* [WRITTEN REQUEST] From the first line of the data down to and including the line with "const labels = names.map((nm, i)", copy everything exactly, leaving out pictures.

-----

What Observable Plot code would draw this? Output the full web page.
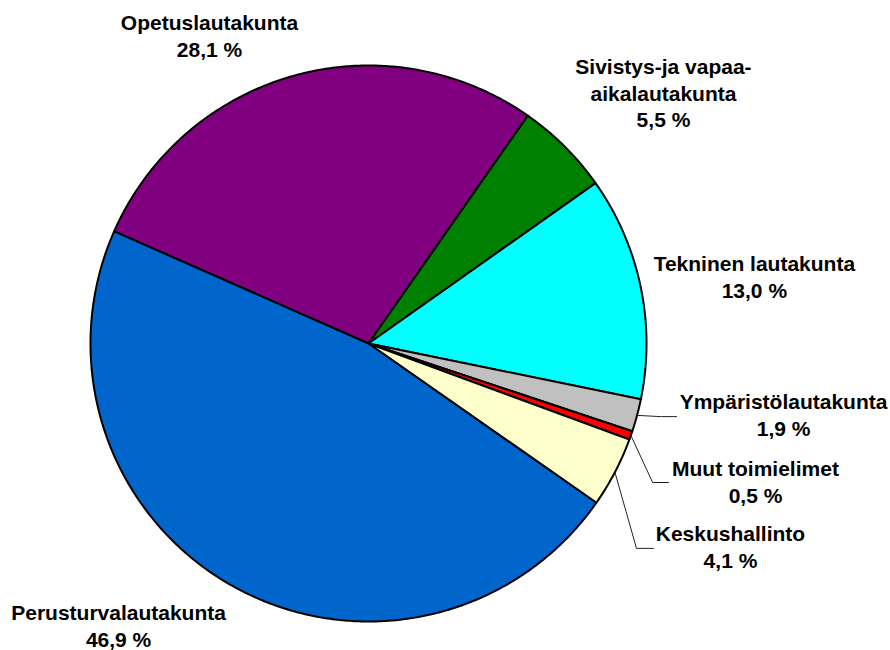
<!DOCTYPE html>
<html><head><meta charset="utf-8">
<script src="https://cdn.jsdelivr.net/npm/d3@7"></script>
<script src="https://cdn.jsdelivr.net/npm/@observablehq/plot@0.6"></script>
<style>body{margin:0;background:#fff;} #chart svg{display:block;}</style>
</head><body><div id="chart"></div>
<script>
// ---- data ----
const names = ["Opetuslautakunta", "Sivistys-ja vapaa-\naikalautakunta", "Tekninen lautakunta", "Ympäristölautakunta", "Muut toimielimet", "Keskushallinto", "Perusturvalautakunta"];
const values = [28.1, 5.5, 13.0, 1.9, 0.5, 4.1, 46.9];
const colors = ["#800080", "#008000", "#00FFFF", "#C0C0C0", "#FF0000", "#FFFFCC", "#0066CC"];

// ---- layout (pie radius units, center = 0,0) ----
const startDeg = -66.2;
const labelX = [-0.572, 1.061, 1.388, 1.493, 1.392, 1.302, -0.899];
const labelY = [1.032, 0.777, 0.165, -0.331, -0.572, -0.806, -1.090];
const leaderIdx = [3, 4, 5];
const elbowX = [1.050, 1.022, 0.964];
const elbowY = [-0.263, -0.500, -0.737];
const endX = [1.108, 1.079, 1.025];

const fmt = v => v.toFixed(1).replace(".", ",") + " %";

const a0 = startDeg * Math.PI / 180;
const arcs = d3.pie().sort(null).value(d => d).startAngle(a0).endAngle(a0 + 2 * Math.PI)(values);

const polys = [];
arcs.forEach((a, i) => {
  polys.push({i, x: 0, y: 0});
  const n = Math.max(2, Math.ceil((a.endAngle - a.startAngle) / (Math.PI / 360)));
  for (let k = 0; k <= n; k++) {
    const t = a.startAngle + (a.endAngle - a.startAngle) * k / n;
    polys.push({i, x: Math.sin(t), y: Math.cos(t)});
  }
  polys.push({i, x: 0, y: 0});
});

const leaders = [];
leaderIdx.forEach((i, j) => {
  const m = (arcs[i].startAngle + arcs[i].endAngle) / 2;
  leaders.push({j, x: Math.sin(m), y: Math.cos(m)});
  leaders.push({j, x: elbowX[j], y: elbowY[j]});
  leaders.push({j, x: endX[j], y: elbowY[j]});
});

const labels = names.map((nm, i) => ({text: nm + "\n" + fmt(values[i]), x: labelX[i], y: labelY[i]}));

const chart = Plot.plot({
  width: 890,
  height: 650,
  margin: 0,
  x: {domain: [-1, 1], range: [90, 646], axis: null},
  y: {domain: [-1, 1], range: [621, 65], axis: null},
  style: {background: "white"},
  marks: [
    Plot.line(polys, {x: "x", y: "y", z: "i", fill: d => colors[d.i], stroke: "black", strokeWidth: 2, strokeLinejoin: "round", curve: "linear"}),
    Plot.line(leaders, {x: "x", y: "y", z: "j", stroke: "#222", strokeWidth: 1, curve: "linear"}),
    Plot.text(labels, {x: "x", y: "y", text: "text", lineAnchor: "bottom", textAnchor: "middle", lineHeight: 1.28, fontSize: 21, fontWeight: "bold", fontFamily: "Liberation Sans, Arial, sans-serif", fill: "black"})
  ]
});
document.getElementById("chart").appendChild(chart);
</script>
</body></html>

-----

* [EXERCISE RESPONSE]
What Observable Plot code would draw this? Output the full web page.
<!DOCTYPE html>
<html><head><meta charset="utf-8">
<script src="https://cdn.jsdelivr.net/npm/d3@7"></script>
<script src="https://cdn.jsdelivr.net/npm/@observablehq/plot@0.6"></script>
<style>body{margin:0;background:#fff;} #chart svg{display:block;}</style>
</head><body><div id="chart"></div>
<script>
// ---- data ----
const names = ["Opetuslautakunta", "Sivistys-ja vapaa-\naikalautakunta", "Tekninen lautakunta", "Ympäristölautakunta", "Muut toimielimet", "Keskushallinto", "Perusturvalautakunta"];
const values = [28.1, 5.5, 13.0, 1.9, 0.5, 4.1, 46.9];
const colors = ["#800080", "#008000", "#00FFFF", "#C0C0C0", "#FF0000", "#FFFFCC", "#0066CC"];

// ---- layout (pie radius units, center = 0,0) ----
const startDeg = -66.2;
const labelX = [-0.572, 1.061, 1.388, 1.493, 1.392, 1.302, -0.899];
const labelY = [1.032, 0.777, 0.165, -0.331, -0.572, -0.806, -1.090];
const leaderIdx = [3, 4, 5];
const elbowX = [1.050, 1.022, 0.964];
const elbowY = [-0.263, -0.500, -0.737];
const endX = [1.108, 1.079, 1.025];

const fmt = v => v.toFixed(1).replace(".", ",") + " %";

const a0 = startDeg * Math.PI / 180;
const arcs = d3.pie().sort(null).value(d => d).startAngle(a0).endAngle(a0 + 2 * Math.PI)(values);

const polys = [];
arcs.forEach((a, i) => {
  polys.push({i, x: 0, y: 0});
  const n = Math.max(2, Math.ceil((a.endAngle - a.startAngle) / (Math.PI / 360)));
  for (let k = 0; k <= n; k++) {
    const t = a.startAngle + (a.endAngle - a.startAngle) * k / n;
    polys.push({i, x: Math.sin(t), y: Math.cos(t)});
  }
  polys.push({i, x: 0, y: 0});
});

const leaders = [];
leaderIdx.forEach((i, j) => {
  const m = (arcs[i].startAngle + arcs[i].endAngle) / 2;
  leaders.push({j, x: Math.sin(m), y: Math.cos(m)});
  leaders.push({j, x: elbowX[j], y: elbowY[j]});
  leaders.push({j, x: endX[j], y: elbowY[j]});
});

const labels = names.map((nm, i) => ({text: nm + "\n" + fmt(values[i]), x: labelX[i], y: labelY[i]}));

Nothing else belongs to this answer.